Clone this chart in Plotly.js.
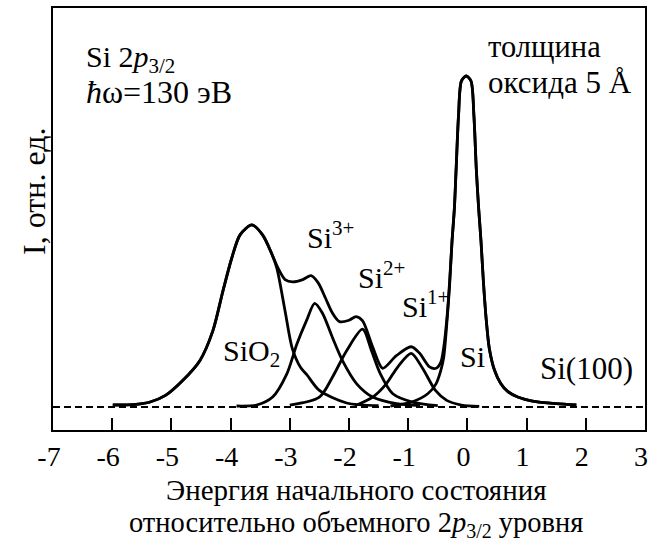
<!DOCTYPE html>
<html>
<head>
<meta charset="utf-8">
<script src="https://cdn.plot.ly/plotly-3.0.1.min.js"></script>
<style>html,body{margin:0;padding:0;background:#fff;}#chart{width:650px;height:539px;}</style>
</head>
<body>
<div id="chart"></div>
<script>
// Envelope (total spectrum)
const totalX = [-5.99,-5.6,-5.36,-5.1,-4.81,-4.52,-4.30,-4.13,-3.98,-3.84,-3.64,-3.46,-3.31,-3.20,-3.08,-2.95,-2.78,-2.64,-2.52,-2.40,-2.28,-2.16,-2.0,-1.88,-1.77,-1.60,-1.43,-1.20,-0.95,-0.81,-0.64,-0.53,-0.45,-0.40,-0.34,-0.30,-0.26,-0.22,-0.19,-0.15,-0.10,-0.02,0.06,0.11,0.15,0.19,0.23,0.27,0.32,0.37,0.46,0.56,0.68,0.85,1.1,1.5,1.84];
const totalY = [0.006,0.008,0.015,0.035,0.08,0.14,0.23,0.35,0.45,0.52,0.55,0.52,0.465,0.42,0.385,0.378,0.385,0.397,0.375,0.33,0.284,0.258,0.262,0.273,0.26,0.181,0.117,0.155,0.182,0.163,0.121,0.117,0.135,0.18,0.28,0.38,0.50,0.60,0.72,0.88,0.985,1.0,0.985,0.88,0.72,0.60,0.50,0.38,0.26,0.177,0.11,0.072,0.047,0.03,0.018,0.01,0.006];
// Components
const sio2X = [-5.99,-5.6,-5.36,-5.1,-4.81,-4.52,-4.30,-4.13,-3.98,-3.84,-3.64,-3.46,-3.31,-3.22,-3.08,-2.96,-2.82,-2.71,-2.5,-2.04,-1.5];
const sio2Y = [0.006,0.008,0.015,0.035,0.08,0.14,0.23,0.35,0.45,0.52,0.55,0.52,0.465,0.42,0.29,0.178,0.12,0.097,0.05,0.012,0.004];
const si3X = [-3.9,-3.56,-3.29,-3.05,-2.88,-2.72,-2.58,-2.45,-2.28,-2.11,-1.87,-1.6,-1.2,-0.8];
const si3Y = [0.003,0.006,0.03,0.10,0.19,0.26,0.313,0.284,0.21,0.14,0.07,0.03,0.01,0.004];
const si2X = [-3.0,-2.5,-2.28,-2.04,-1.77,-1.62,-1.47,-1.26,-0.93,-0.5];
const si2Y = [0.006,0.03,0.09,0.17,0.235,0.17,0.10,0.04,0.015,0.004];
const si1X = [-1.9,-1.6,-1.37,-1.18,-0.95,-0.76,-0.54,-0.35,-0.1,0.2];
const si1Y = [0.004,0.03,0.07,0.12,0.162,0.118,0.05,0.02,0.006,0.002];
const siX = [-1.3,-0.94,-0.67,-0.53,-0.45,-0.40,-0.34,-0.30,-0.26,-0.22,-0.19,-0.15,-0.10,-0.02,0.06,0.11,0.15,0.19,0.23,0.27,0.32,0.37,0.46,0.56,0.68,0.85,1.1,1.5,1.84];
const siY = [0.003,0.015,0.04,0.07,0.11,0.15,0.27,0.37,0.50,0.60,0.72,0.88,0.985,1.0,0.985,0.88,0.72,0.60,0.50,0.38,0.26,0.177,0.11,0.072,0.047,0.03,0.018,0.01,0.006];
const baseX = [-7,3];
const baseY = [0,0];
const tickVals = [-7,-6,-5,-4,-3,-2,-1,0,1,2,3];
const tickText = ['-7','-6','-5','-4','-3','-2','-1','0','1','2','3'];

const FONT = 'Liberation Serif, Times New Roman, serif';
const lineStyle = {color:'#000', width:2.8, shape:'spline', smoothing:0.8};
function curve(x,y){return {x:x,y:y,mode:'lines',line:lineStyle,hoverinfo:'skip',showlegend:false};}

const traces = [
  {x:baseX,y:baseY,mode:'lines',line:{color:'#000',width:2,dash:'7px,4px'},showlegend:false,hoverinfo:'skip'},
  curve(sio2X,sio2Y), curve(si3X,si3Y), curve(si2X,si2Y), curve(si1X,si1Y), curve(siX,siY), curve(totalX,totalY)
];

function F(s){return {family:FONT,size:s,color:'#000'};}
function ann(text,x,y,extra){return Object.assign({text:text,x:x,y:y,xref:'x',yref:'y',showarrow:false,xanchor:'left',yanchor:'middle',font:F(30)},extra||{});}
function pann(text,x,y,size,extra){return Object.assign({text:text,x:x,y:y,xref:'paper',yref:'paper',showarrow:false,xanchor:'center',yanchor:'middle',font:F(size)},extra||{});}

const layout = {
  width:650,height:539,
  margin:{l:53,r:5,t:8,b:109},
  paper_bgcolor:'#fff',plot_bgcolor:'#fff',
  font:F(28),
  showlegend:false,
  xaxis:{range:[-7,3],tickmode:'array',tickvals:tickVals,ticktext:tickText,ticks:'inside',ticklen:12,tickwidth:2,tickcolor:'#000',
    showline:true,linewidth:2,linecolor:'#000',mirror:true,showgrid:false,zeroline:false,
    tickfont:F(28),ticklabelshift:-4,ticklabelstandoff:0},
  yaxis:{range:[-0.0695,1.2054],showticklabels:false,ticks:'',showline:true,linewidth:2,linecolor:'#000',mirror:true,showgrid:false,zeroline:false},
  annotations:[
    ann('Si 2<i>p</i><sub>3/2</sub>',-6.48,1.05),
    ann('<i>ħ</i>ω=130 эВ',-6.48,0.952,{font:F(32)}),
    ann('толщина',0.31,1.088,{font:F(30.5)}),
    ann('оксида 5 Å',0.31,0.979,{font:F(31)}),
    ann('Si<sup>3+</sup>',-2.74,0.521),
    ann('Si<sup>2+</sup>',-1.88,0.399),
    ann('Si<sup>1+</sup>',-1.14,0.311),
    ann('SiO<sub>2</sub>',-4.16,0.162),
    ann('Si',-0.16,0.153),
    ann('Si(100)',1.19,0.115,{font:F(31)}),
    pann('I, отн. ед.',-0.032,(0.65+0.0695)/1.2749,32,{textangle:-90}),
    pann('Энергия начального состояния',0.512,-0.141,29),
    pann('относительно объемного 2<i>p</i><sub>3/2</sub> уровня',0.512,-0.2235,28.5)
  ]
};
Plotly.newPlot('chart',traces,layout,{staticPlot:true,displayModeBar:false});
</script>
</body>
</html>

+ + + + + + +

In this exercise, set down all of the data exactly, without the pictures.

Clone this chart in Plotly.js.
<!DOCTYPE html>
<html>
<head>
<meta charset="utf-8">
<script src="https://cdn.plot.ly/plotly-3.0.1.min.js"></script>
<style>html,body{margin:0;padding:0;background:#fff;}#chart{width:650px;height:539px;}</style>
</head>
<body>
<div id="chart"></div>
<script>
// Envelope (total spectrum)
const totalX = [-5.99,-5.6,-5.36,-5.1,-4.81,-4.52,-4.30,-4.13,-3.98,-3.84,-3.64,-3.46,-3.31,-3.20,-3.08,-2.95,-2.78,-2.64,-2.52,-2.40,-2.28,-2.16,-2.0,-1.88,-1.77,-1.60,-1.43,-1.20,-0.95,-0.81,-0.64,-0.53,-0.45,-0.40,-0.34,-0.30,-0.26,-0.22,-0.19,-0.15,-0.10,-0.02,0.06,0.11,0.15,0.19,0.23,0.27,0.32,0.37,0.46,0.56,0.68,0.85,1.1,1.5,1.84];
const totalY = [0.006,0.008,0.015,0.035,0.08,0.14,0.23,0.35,0.45,0.52,0.55,0.52,0.465,0.42,0.385,0.378,0.385,0.397,0.375,0.33,0.284,0.258,0.262,0.273,0.26,0.181,0.117,0.155,0.182,0.163,0.121,0.117,0.135,0.18,0.28,0.38,0.50,0.60,0.72,0.88,0.985,1.0,0.985,0.88,0.72,0.60,0.50,0.38,0.26,0.177,0.11,0.072,0.047,0.03,0.018,0.01,0.006];
// Components
const sio2X = [-5.99,-5.6,-5.36,-5.1,-4.81,-4.52,-4.30,-4.13,-3.98,-3.84,-3.64,-3.46,-3.31,-3.22,-3.08,-2.96,-2.82,-2.71,-2.5,-2.04,-1.5];
const sio2Y = [0.006,0.008,0.015,0.035,0.08,0.14,0.23,0.35,0.45,0.52,0.55,0.52,0.465,0.42,0.29,0.178,0.12,0.097,0.05,0.012,0.004];
const si3X = [-3.9,-3.56,-3.29,-3.05,-2.88,-2.72,-2.58,-2.45,-2.28,-2.11,-1.87,-1.6,-1.2,-0.8];
const si3Y = [0.003,0.006,0.03,0.10,0.19,0.26,0.313,0.284,0.21,0.14,0.07,0.03,0.01,0.004];
const si2X = [-3.0,-2.5,-2.28,-2.04,-1.77,-1.62,-1.47,-1.26,-0.93,-0.5];
const si2Y = [0.006,0.03,0.09,0.17,0.235,0.17,0.10,0.04,0.015,0.004];
const si1X = [-1.9,-1.6,-1.37,-1.18,-0.95,-0.76,-0.54,-0.35,-0.1,0.2];
const si1Y = [0.004,0.03,0.07,0.12,0.162,0.118,0.05,0.02,0.006,0.002];
const siX = [-1.3,-0.94,-0.67,-0.53,-0.45,-0.40,-0.34,-0.30,-0.26,-0.22,-0.19,-0.15,-0.10,-0.02,0.06,0.11,0.15,0.19,0.23,0.27,0.32,0.37,0.46,0.56,0.68,0.85,1.1,1.5,1.84];
const siY = [0.003,0.015,0.04,0.07,0.11,0.15,0.27,0.37,0.50,0.60,0.72,0.88,0.985,1.0,0.985,0.88,0.72,0.60,0.50,0.38,0.26,0.177,0.11,0.072,0.047,0.03,0.018,0.01,0.006];
const baseX = [-7,3];
const baseY = [0,0];
const tickVals = [-7,-6,-5,-4,-3,-2,-1,0,1,2,3];
const tickText = ['-7','-6','-5','-4','-3','-2','-1','0','1','2','3'];

const FONT = 'Liberation Serif, Times New Roman, serif';
const lineStyle = {color:'#000', width:2.8, shape:'spline', smoothing:0.8};
function curve(x,y){return {x:x,y:y,mode:'lines',line:lineStyle,hoverinfo:'skip',showlegend:false};}

const traces = [
  {x:baseX,y:baseY,mode:'lines',line:{color:'#000',width:2,dash:'7px,4px'},showlegend:false,hoverinfo:'skip'},
  curve(sio2X,sio2Y), curve(si3X,si3Y), curve(si2X,si2Y), curve(si1X,si1Y), curve(siX,siY), curve(totalX,totalY)
];

function F(s){return {family:FONT,size:s,color:'#000'};}
function ann(text,x,y,extra){return Object.assign({text:text,x:x,y:y,xref:'x',yref:'y',showarrow:false,xanchor:'left',yanchor:'middle',font:F(30)},extra||{});}
function pann(text,x,y,size,extra){return Object.assign({text:text,x:x,y:y,xref:'paper',yref:'paper',showarrow:false,xanchor:'center',yanchor:'middle',font:F(size)},extra||{});}

const layout = {
  width:650,height:539,
  margin:{l:53,r:5,t:8,b:109},
  paper_bgcolor:'#fff',plot_bgcolor:'#fff',
  font:F(28),
  showlegend:false,
  xaxis:{range:[-7,3],tickmode:'array',tickvals:tickVals,ticktext:tickText,ticks:'inside',ticklen:12,tickwidth:2,tickcolor:'#000',
    showline:true,linewidth:2,linecolor:'#000',mirror:true,showgrid:false,zeroline:false,
    tickfont:F(28),ticklabelshift:-4,ticklabelstandoff:0},
  yaxis:{range:[-0.0695,1.2054],showticklabels:false,ticks:'',showline:true,linewidth:2,linecolor:'#000',mirror:true,showgrid:false,zeroline:false},
  annotations:[
    ann('Si 2<i>p</i><sub>3/2</sub>',-6.48,1.05),
    ann('<i>ħ</i>ω=130 эВ',-6.48,0.952,{font:F(32)}),
    ann('толщина',0.31,1.088,{font:F(30.5)}),
    ann('оксида 5 Å',0.31,0.979,{font:F(31)}),
    ann('Si<sup>3+</sup>',-2.74,0.521),
    ann('Si<sup>2+</sup>',-1.88,0.399),
    ann('Si<sup>1+</sup>',-1.14,0.311),
    ann('SiO<sub>2</sub>',-4.16,0.162),
    ann('Si',-0.16,0.153),
    ann('Si(100)',1.19,0.115,{font:F(31)}),
    pann('I, отн. ед.',-0.032,(0.65+0.0695)/1.2749,32,{textangle:-90}),
    pann('Энергия начального состояния',0.512,-0.141,29),
    pann('относительно объемного 2<i>p</i><sub>3/2</sub> уровня',0.512,-0.2235,28.5)
  ]
};
Plotly.newPlot('chart',traces,layout,{staticPlot:true,displayModeBar:false});
</script>
</body>
</html>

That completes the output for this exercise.